##### RAW DATA #####

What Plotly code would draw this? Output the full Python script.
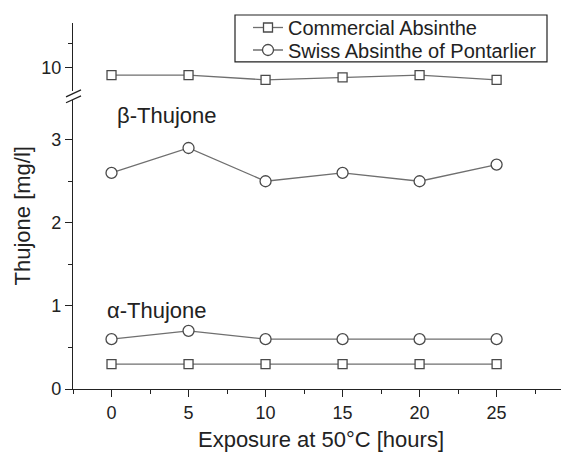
import plotly.graph_objects as go

hours = [0, 5, 10, 15, 20, 25]
commercial_alpha = [0.3, 0.3, 0.3, 0.3, 0.3, 0.3]
commercial_beta = [9.7, 9.7, 9.5, 9.6, 9.7, 9.5]
swiss_alpha = [0.6, 0.7, 0.6, 0.6, 0.6, 0.6]
swiss_beta = [2.6, 2.9, 2.5, 2.6, 2.5, 2.7]

series_names = ["Commercial Absinthe", "Swiss Absinthe of Pontarlier"]
x_ticks = [0, 5, 10, 15, 20, 25]

FONT = "Liberation Sans, Arial, Helvetica, sans-serif"
LINE_C = "#6f6f6f"
EDGE_C = "#4a4a4a"
AX_C = "#222222"

fig = go.Figure()

def add(yvals, yaxis, symbol, size, name, show, group, legend):
    fig.add_trace(go.Scatter(
        x=hours, y=yvals, yaxis=yaxis, mode="lines+markers", name=name,
        legendgroup=group, showlegend=show, legend=legend,
        line=dict(color=LINE_C, width=1.3),
        marker=dict(symbol=symbol, size=size, color="white",
                    line=dict(color=EDGE_C, width=1.3)),
    ))

add(commercial_beta, "y2", "square", 9, series_names[0], True, "c", "legend")
add(commercial_alpha, "y", "square", 9, series_names[0], False, "c", "legend")
add(swiss_beta, "y", "circle", 11, series_names[1], True, "s", "legend2")
add(swiss_alpha, "y", "circle", 11, series_names[1], False, "s", "legend2")

# page body has an 8px margin: the figure is drawn from (8, 8)
OFF = 8
W, H = 569 - OFF, 452 - OFF
ML, MR, MT, MB = 73 - OFF, 0, 22 - OFF, 63
plot_h = H - MT - MB
plot_w = W - ML - MR

def py2paper(py):  # py in window pixels
    return (H + OFF - MB - py) / plot_h

def px2paper(px):  # px in window pixels
    return (px - OFF - ML) / plot_w

lower_top = py2paper(99)
upper_bot = py2paper(90.5)

axis_common = dict(
    showline=True, linecolor=AX_C, linewidth=1.3, showgrid=False, zeroline=False,
    ticks="outside", tickcolor=AX_C, tickwidth=1.3, ticklen=7,
    tickfont=dict(family=FONT, size=18, color=AX_C),
)

leg_common = dict(xanchor="left", yanchor="middle", bgcolor="rgba(0,0,0,0)",
                  borderwidth=0, font=dict(family=FONT, size=20, color=AX_C),
                  itemwidth=30)

fig.update_layout(
    width=W, height=H,
    margin=dict(l=ML, r=MR, t=MT, b=MB),
    paper_bgcolor="white", plot_bgcolor="white",
    font=dict(family=FONT, color=AX_C),
    xaxis=dict(range=[-2.5, 29.7], tickvals=x_ticks,
               minor=dict(dtick=2.5, tick0=0, ticks="outside", ticklen=4, tickcolor=AX_C, tickwidth=1.3),
               title=dict(text="Exposure at 50°C [hours]", font=dict(family=FONT, size=22, color=AX_C), standoff=11),
               **axis_common),
    yaxis=dict(domain=[0, lower_top], range=[0, 3.48], tickvals=[0, 1, 2, 3],
               minor=dict(dtick=0.5, tick0=0, ticks="outside", ticklen=4, tickcolor=AX_C, tickwidth=1.3),
               **axis_common),
    yaxis2=dict(domain=[upper_bot, 1], range=[9.02, 11.875], tickvals=[10],
                minor=dict(dtick=1, tick0=10, ticks="outside", ticklen=4, tickcolor=AX_C, tickwidth=1.3),
                anchor="x", **axis_common),
    legend=dict(x=px2paper(248), y=py2paper(27), **leg_common),
    legend2=dict(x=px2paper(248), y=py2paper(50), **leg_common),
    showlegend=True,
)

# legend frame
fig.add_shape(type="rect", xref="paper", yref="paper",
              x0=px2paper(235), y0=py2paper(61), x1=px2paper(547), y1=py2paper(14),
              line=dict(color=AX_C, width=1.2), fillcolor="rgba(0,0,0,0)")

fig.add_annotation(text="Thujone [mg/l]", xref="paper", yref="paper",
                   x=px2paper(22), y=py2paper(216), textangle=-90,
                   showarrow=False, xanchor="center", yanchor="middle",
                   font=dict(family=FONT, size=22, color=AX_C))
fig.add_annotation(text="β-Thujone", xref="paper", yref="y",
                   x=px2paper(115), y=3.29, showarrow=False, xanchor="left", yanchor="middle",
                   font=dict(family=FONT, size=22, color=AX_C))
fig.add_annotation(text="α-Thujone", xref="paper", yref="y",
                   x=px2paper(105), y=0.95, showarrow=False, xanchor="left", yanchor="middle",
                   font=dict(family=FONT, size=22, color=AX_C))

# axis break marks
for off in (0, 6):
    fig.add_shape(type="line", xref="paper", yref="paper",
                  x0=px2paper(66), y0=py2paper(96 + off), x1=px2paper(81), y1=py2paper(89 + off),
                  line=dict(color=AX_C, width=1.3))

fig.write_html("out.html")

#####

- EXERCISE:
Return the listing above in full and without alteration, excluding its pictures.

- EXERCISE RESULT:
What Plotly code would draw this? Output the full Python script.
import plotly.graph_objects as go

hours = [0, 5, 10, 15, 20, 25]
commercial_alpha = [0.3, 0.3, 0.3, 0.3, 0.3, 0.3]
commercial_beta = [9.7, 9.7, 9.5, 9.6, 9.7, 9.5]
swiss_alpha = [0.6, 0.7, 0.6, 0.6, 0.6, 0.6]
swiss_beta = [2.6, 2.9, 2.5, 2.6, 2.5, 2.7]

series_names = ["Commercial Absinthe", "Swiss Absinthe of Pontarlier"]
x_ticks = [0, 5, 10, 15, 20, 25]

FONT = "Liberation Sans, Arial, Helvetica, sans-serif"
LINE_C = "#6f6f6f"
EDGE_C = "#4a4a4a"
AX_C = "#222222"

fig = go.Figure()

def add(yvals, yaxis, symbol, size, name, show, group, legend):
    fig.add_trace(go.Scatter(
        x=hours, y=yvals, yaxis=yaxis, mode="lines+markers", name=name,
        legendgroup=group, showlegend=show, legend=legend,
        line=dict(color=LINE_C, width=1.3),
        marker=dict(symbol=symbol, size=size, color="white",
                    line=dict(color=EDGE_C, width=1.3)),
    ))

add(commercial_beta, "y2", "square", 9, series_names[0], True, "c", "legend")
add(commercial_alpha, "y", "square", 9, series_names[0], False, "c", "legend")
add(swiss_beta, "y", "circle", 11, series_names[1], True, "s", "legend2")
add(swiss_alpha, "y", "circle", 11, series_names[1], False, "s", "legend2")

# page body has an 8px margin: the figure is drawn from (8, 8)
OFF = 8
W, H = 569 - OFF, 452 - OFF
ML, MR, MT, MB = 73 - OFF, 0, 22 - OFF, 63
plot_h = H - MT - MB
plot_w = W - ML - MR

def py2paper(py):  # py in window pixels
    return (H + OFF - MB - py) / plot_h

def px2paper(px):  # px in window pixels
    return (px - OFF - ML) / plot_w

lower_top = py2paper(99)
upper_bot = py2paper(90.5)

axis_common = dict(
    showline=True, linecolor=AX_C, linewidth=1.3, showgrid=False, zeroline=False,
    ticks="outside", tickcolor=AX_C, tickwidth=1.3, ticklen=7,
    tickfont=dict(family=FONT, size=18, color=AX_C),
)

leg_common = dict(xanchor="left", yanchor="middle", bgcolor="rgba(0,0,0,0)",
                  borderwidth=0, font=dict(family=FONT, size=20, color=AX_C),
                  itemwidth=30)

fig.update_layout(
    width=W, height=H,
    margin=dict(l=ML, r=MR, t=MT, b=MB),
    paper_bgcolor="white", plot_bgcolor="white",
    font=dict(family=FONT, color=AX_C),
    xaxis=dict(range=[-2.5, 29.7], tickvals=x_ticks,
               minor=dict(dtick=2.5, tick0=0, ticks="outside", ticklen=4, tickcolor=AX_C, tickwidth=1.3),
               title=dict(text="Exposure at 50°C [hours]", font=dict(family=FONT, size=22, color=AX_C), standoff=11),
               **axis_common),
    yaxis=dict(domain=[0, lower_top], range=[0, 3.48], tickvals=[0, 1, 2, 3],
               minor=dict(dtick=0.5, tick0=0, ticks="outside", ticklen=4, tickcolor=AX_C, tickwidth=1.3),
               **axis_common),
    yaxis2=dict(domain=[upper_bot, 1], range=[9.02, 11.875], tickvals=[10],
                minor=dict(dtick=1, tick0=10, ticks="outside", ticklen=4, tickcolor=AX_C, tickwidth=1.3),
                anchor="x", **axis_common),
    legend=dict(x=px2paper(248), y=py2paper(27), **leg_common),
    legend2=dict(x=px2paper(248), y=py2paper(50), **leg_common),
    showlegend=True,
)

# legend frame
fig.add_shape(type="rect", xref="paper", yref="paper",
              x0=px2paper(235), y0=py2paper(61), x1=px2paper(547), y1=py2paper(14),
              line=dict(color=AX_C, width=1.2), fillcolor="rgba(0,0,0,0)")

fig.add_annotation(text="Thujone [mg/l]", xref="paper", yref="paper",
                   x=px2paper(22), y=py2paper(216), textangle=-90,
                   showarrow=False, xanchor="center", yanchor="middle",
                   font=dict(family=FONT, size=22, color=AX_C))
fig.add_annotation(text="β-Thujone", xref="paper", yref="y",
                   x=px2paper(115), y=3.29, showarrow=False, xanchor="left", yanchor="middle",
                   font=dict(family=FONT, size=22, color=AX_C))
fig.add_annotation(text="α-Thujone", xref="paper", yref="y",
                   x=px2paper(105), y=0.95, showarrow=False, xanchor="left", yanchor="middle",
                   font=dict(family=FONT, size=22, color=AX_C))

# axis break marks
for off in (0, 6):
    fig.add_shape(type="line", xref="paper", yref="paper",
                  x0=px2paper(66), y0=py2paper(96 + off), x1=px2paper(81), y1=py2paper(89 + off),
                  line=dict(color=AX_C, width=1.3))

fig.write_html("out.html")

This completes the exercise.